Van Gogh himself wrote not a word about his final days. The film got it wrong: he left no suicide note—odd for a man who churned out letters so profligately. A piece of writing allegedly found in his clothes after he died turned out to be an early draft of his final letter to his brother Theo, which he posted the day of the shooting, July 27, 1890. That letter was upbeat—even ebullient—about the future. He had placed a large order for more paints only a few days before a bullet put a hole in his abdomen. Because the missile missed his vital organs, it took 29 agonizing hours to kill him.

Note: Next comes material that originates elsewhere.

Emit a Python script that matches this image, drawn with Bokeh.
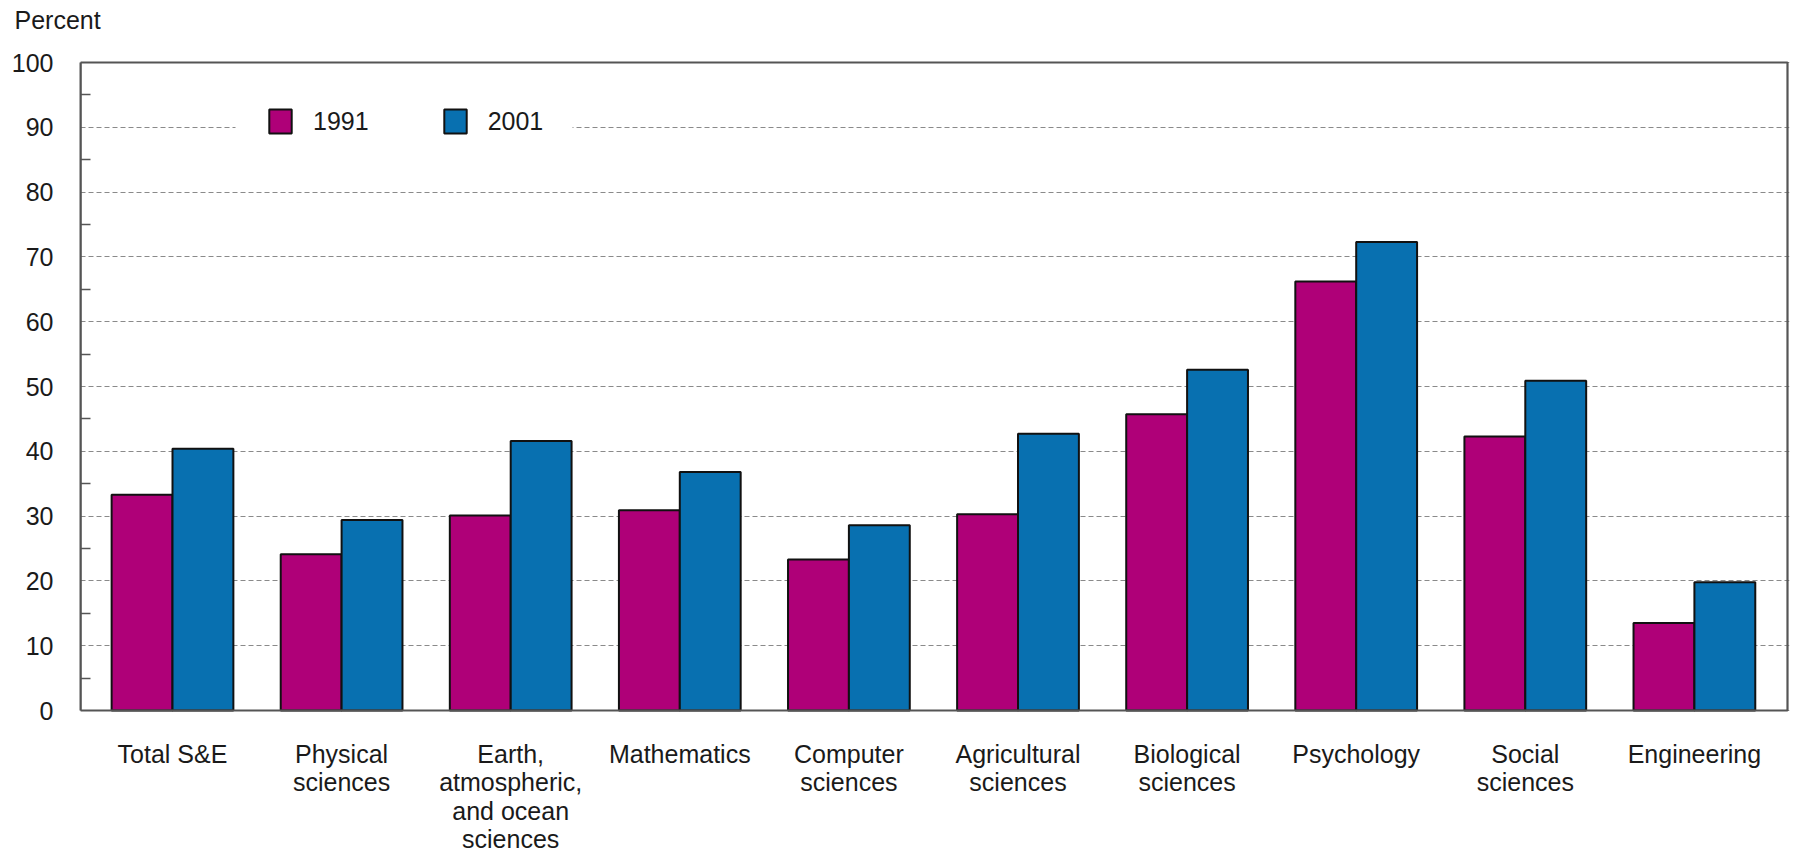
from bokeh.plotting import figure
from bokeh.models import (Range1d, FixedTicker, Legend, LegendItem,
                          ColumnDataSource, BoxAnnotation)
from bokeh.core.properties import value
from bokeh.embed import file_html
from bokeh.resources import INLINE

# ---- data ----
categories = ["Total S&E", "Physical\nsciences",
              "Earth,\natmospheric,\nand ocean\nsciences", "Mathematics",
              "Computer\nsciences", "Agricultural\nsciences",
              "Biological\nsciences", "Psychology", "Social\nsciences",
              "Engineering"]
values_1991 = [33.3, 24.1, 30.1, 30.9, 23.3, 30.3, 45.7, 66.2, 42.3, 13.5]
values_2001 = [40.4, 29.4, 41.6, 36.8, 28.6, 42.7, 52.6, 72.3, 50.9, 19.8]
series_names = ["1991", "2001"]
y_ticks = list(range(0, 101, 10))
y_minor = list(range(5, 100, 10))
y_max = 100
unit_label = "Percent"

FONT = "Liberation Sans"
FS = "25px"
TXT = "#1a1a1a"
C1991 = "#AF0078"
C2001 = "#0870B0"
FRAME_C = "#555555"

idx = list(range(len(categories)))
bw = 0.36
src = ColumnDataSource(dict(
    x1=[i - bw / 2 for i in idx], x2=[i + bw / 2 for i in idx],
    xc=idx, v1=values_1991, v2=values_2001, lab=categories))

W, H = 1792, 855
LEFT, TOP, RIGHT = 80, 60, 3
PX_PER_CAT = 169.1
PX_PER_UNIT = 6.48
ZERO_Y = 710
x_start = -92 / PX_PER_CAT
x_end = x_start + (W - LEFT - RIGHT) / PX_PER_CAT
y_min = -(H - ZERO_Y) / PX_PER_UNIT
y_end = y_max + 2 / PX_PER_UNIT

# frame runs to the bottom of the canvas, room for category labels below 0
p = figure(width=W, height=H, output_backend="svg", toolbar_location=None,
           x_range=Range1d(x_start, x_end), y_range=Range1d(y_min, y_end),
           min_border_left=LEFT, min_border_right=RIGHT, min_border_top=TOP,
           min_border_bottom=0, x_axis_location=None)
p.background_fill_color = "white"
p.border_fill_color = "white"
p.outline_line_color = None

# title used as the unit label (empty second line lifts it to the top)
p.title.text = unit_label + "\n"
p.title.align = "left"
p.title.vertical_align = "top"
p.title.offset = -66
p.title.standoff = 0
p.title.text_font = FONT
p.title.text_font_size = FS
p.title.text_font_style = "normal"
p.title.text_color = TXT
p.title.text_line_height = 0.9

r1 = p.vbar(x="x1", top="v1", width=bw, source=src, fill_color=C1991,
            line_color="#111111", line_width=2)
r2 = p.vbar(x="x2", top="v2", width=bw, source=src, fill_color=C2001,
            line_color="#111111", line_width=2)

# plot box (top / right / bottom border)
p.add_layout(BoxAnnotation(left=x_start, right=x_end - 2 / PX_PER_CAT,
                           bottom=0, top=y_max,
                           fill_color=None, fill_alpha=0,
                           line_color=FRAME_C, line_alpha=1.0, line_width=2.2,
                           level="overlay"))

# y axis
p.yaxis.bounds = (0, y_max)
p.yaxis.ticker = FixedTicker(ticks=y_ticks, minor_ticks=y_minor)
p.yaxis.axis_line_color = FRAME_C
p.yaxis.axis_line_width = 2
p.yaxis.major_tick_line_color = None
p.yaxis.major_tick_in = 0
p.yaxis.major_tick_out = 0
p.yaxis.minor_tick_line_color = FRAME_C
p.yaxis.minor_tick_line_width = 1.5
p.yaxis.minor_tick_in = 10
p.yaxis.minor_tick_out = 0
p.yaxis.major_label_standoff = 27
p.yaxis.major_label_text_font = FONT
p.yaxis.major_label_text_font_size = FS
p.yaxis.major_label_text_color = TXT

p.xgrid.grid_line_color = None
p.ygrid.bounds = (0, y_max)
p.ygrid.grid_line_color = "#8a8a8a"
p.ygrid.grid_line_width = 1.2
p.ygrid.grid_line_dash = "5 3"

# category labels below the baseline
p.text(x="xc", y=0, text="lab", source=src, y_offset=29,
       text_align="center", text_baseline="top",
       text_font=value(FONT), text_font_size=FS, text_color=TXT,
       text_line_height=1.02)

# white band behind the legend (interrupts the 90 % gridline as in the original)
legend_band_x = (63 / PX_PER_CAT, 400 / PX_PER_CAT)
p.add_layout(BoxAnnotation(left=legend_band_x[0], right=legend_band_x[1],
                           bottom=y_max - 13, top=y_max - 7,
                           fill_color="white", fill_alpha=1.0,
                           line_color=None, level="underlay"))

legend = Legend(items=[LegendItem(label=series_names[0], renderers=[r1]),
                       LegendItem(label=series_names[1], renderers=[r2])],
                orientation="horizontal", location=(186, 719),
                padding=32, margin=0, spacing=72, label_standoff=19,
                glyph_width=28, glyph_height=30,
                label_text_font=FONT, label_text_font_size=FS,
                label_text_color=TXT,
                border_line_color=None, background_fill_color="white",
                background_fill_alpha=1.0)
p.add_layout(legend)

open("out.html", "w").write(file_html(p, INLINE))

… If Van Gogh didn’t shoot himself, who did shoot him? On the one hand, we have a cocky 16-year-old twirling the death weapon with visions of frontier gunplay in his head and a history of taunting the strange painter-man. We have a witness who saw Van Gogh on the road to the Secrétan family villa on the night of the shooting, and we have persistent local rumors that the artist was killed not by his own hand but by “young boys”—rumors recounted by a prominent scholar in the 1930s, before [the movie] Lust for Life fever swept the record smooth.

Read the whole thing. As tragic as suicide is, the biographers' new theory doesn't lack for pathos either, the story of a perpetually bullied weirdo who, to the last, didn't fight back against his tormentor. What do you think happened to Vincent Van Gogh?

Comments

  1. Terrie Farley Moran

    Van Gogh is such a favorite of mine that I actually own an umbrella with the cloth a copy of his “Irises.” His brush strokes are exquisite, his use of color vivid. And I had no idea that there was this controversy surrounding his death. I wonder if we’ll ever know the truth.